Todos hemos sufrido pérdidas en esta vida que nos llegaron a afectar
profundamente; seres queridos que dejan este mundo, trabajos, status
social, patrimonios, divorcios, etc.
A pesar de saber que tendremos que enfrentar pérdidas en nuestras
vidas, ya que el cambio es la característica esencial de la existencia,
nos aferramos a las cosas y a las personas y muchos no pueden
aceptarlos.
Es necesario vivir el dolor de las pérdidas para poder seguir con nuestras vidas y continuar creciendo.
La mejor forma de encarar estas experiencias es tener la suficiente
fortaleza para aceptarlas y poder trascenderlas, y para continuar
viviendo la realidad desde las limitaciones y desilusiones que nos
depara y el dolor de las pérdidas.
El verdadero desafío es volver a empezar y enfrentar un nuevo modo de
vida, porque todo cambio produce una transformación en el entorno al
que hay que adaptarse.
Estamos hechos de pequeñas o grandes rutinas que nos hacen sentir
cómodos y seguros, que cuando se interrumpen pueden derrumbar cualquier
estructura que no esté firmemente afianzada.
Los cambios nos obligan a crecer y a intentar cosas nuevas, porque no hay edad para emprender un nuevo camino.
El duelo por las pérdidas sufridas es el intento de restablecer el equilibrio perdido.
Nos sentimos unidos a nuestros seres queridos con vínculos que
implican una relación de pertenencia, fruto de muchas experiencias
juntos y de una historia común, que la desaparición física modifica y la
transforma en un recuerdo, que será el lazo que nos mantendrá unidos a
ellos para siempre.
La muerte de personas cercanas nos deja una sensación de orfandad, de
carencia afectiva irremediable que puede afectar el curso de nuestras
vidas.
Sólo una gran fortaleza nos ayudan a salir indemnes de estas
situaciones difíciles, recuperarnos de las pérdidas irreparables y
seguir viviendo, atreviéndonos a empezar de nuevo.
Quedar adherido a un pasado perdido es renunciar a la vida, al
presente y al futuro, y demuestra la imposibilidad de salir de uno mismo
para enfrentar de nuevo al mundo.
La aceptación de la muerte como parte de la vida es posible cuando la
realidad logra imponerse y nos impide refugiarnos en nuestras propias
fantasías.
Una persona normal y equilibrada puede asumir cualquier situación de
la vida, porque estamos diseñados para ello y contamos con todos los
recursos como para soportar cualquier contingencia sin derrumbarnos.

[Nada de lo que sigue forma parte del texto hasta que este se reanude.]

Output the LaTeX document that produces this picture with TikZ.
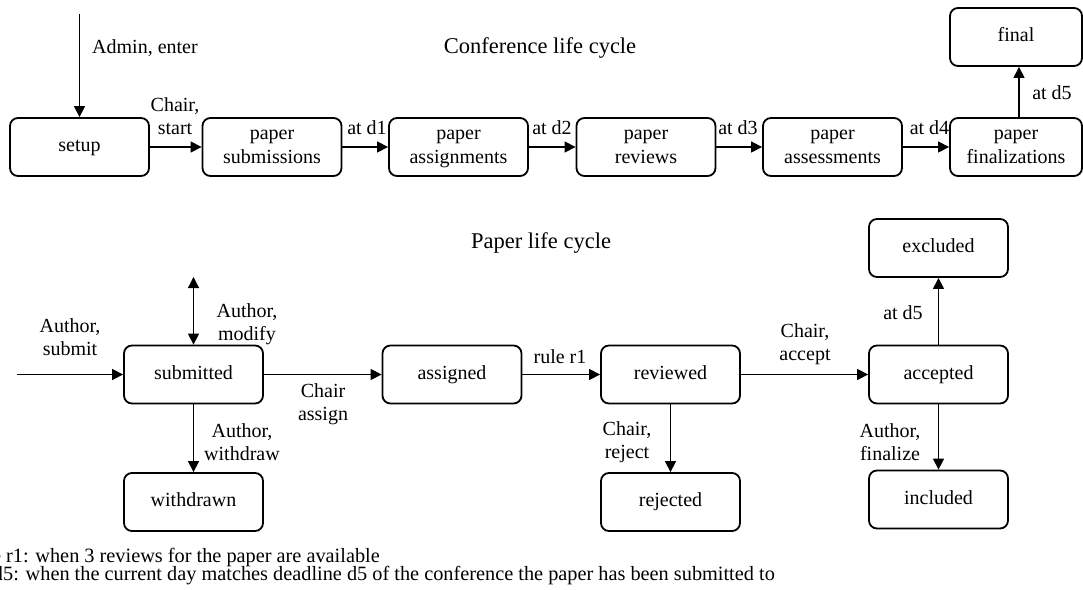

Solo las personas con estructuras de carácter poco firmes e
inestables tienen dificultades serias para superar estos trances,
renunciando a aceptar las pérdidas y suprimiendo el dolor negándolas, en
lugar de ser capaces de vivirlo y seguir adelante.
El tiempo cura todo y el dolor le da paso al recuerdo dejando atrás
la angustia y el sufrimiento, permitiendo emprender nuevos desafíos sin
la carga emocional del anhelo de quien ya no está, porque hemos decidido
aceptar que así sea.
El adentro y el afuera vuelven a estar iguales, la realidad ya no es
una amenaza que se cierne sobre nosotros sino una oportunidad, y dejamos
de permanecer ensimismados para abrirnos otra vez a lo nuevo.
Muchos prefieren quedar prisioneros del pasado perdido y no logran
verle a la vida sentido. Se sumergen en un transcurrir opaco y
deslucido, renuncian a sus ideales, abandonan sus proyectos y en un
duelo interminable dejan pasar los días; como si el que se fue se
hubiera llevado su espíritu dejando sólo un cuerpo vacío.
Hay que seguir viviendo la propia vida, porque tener vida propia es
la clave para superar las pérdidas, sin depender de nadie; porque detrás
de un duelo no elaborado puede esconderse el fantasma de la
dependencia, roles que no se cumplirán más, necesidades insatisfechas a
las que a muchos les resulta imposible renunciar.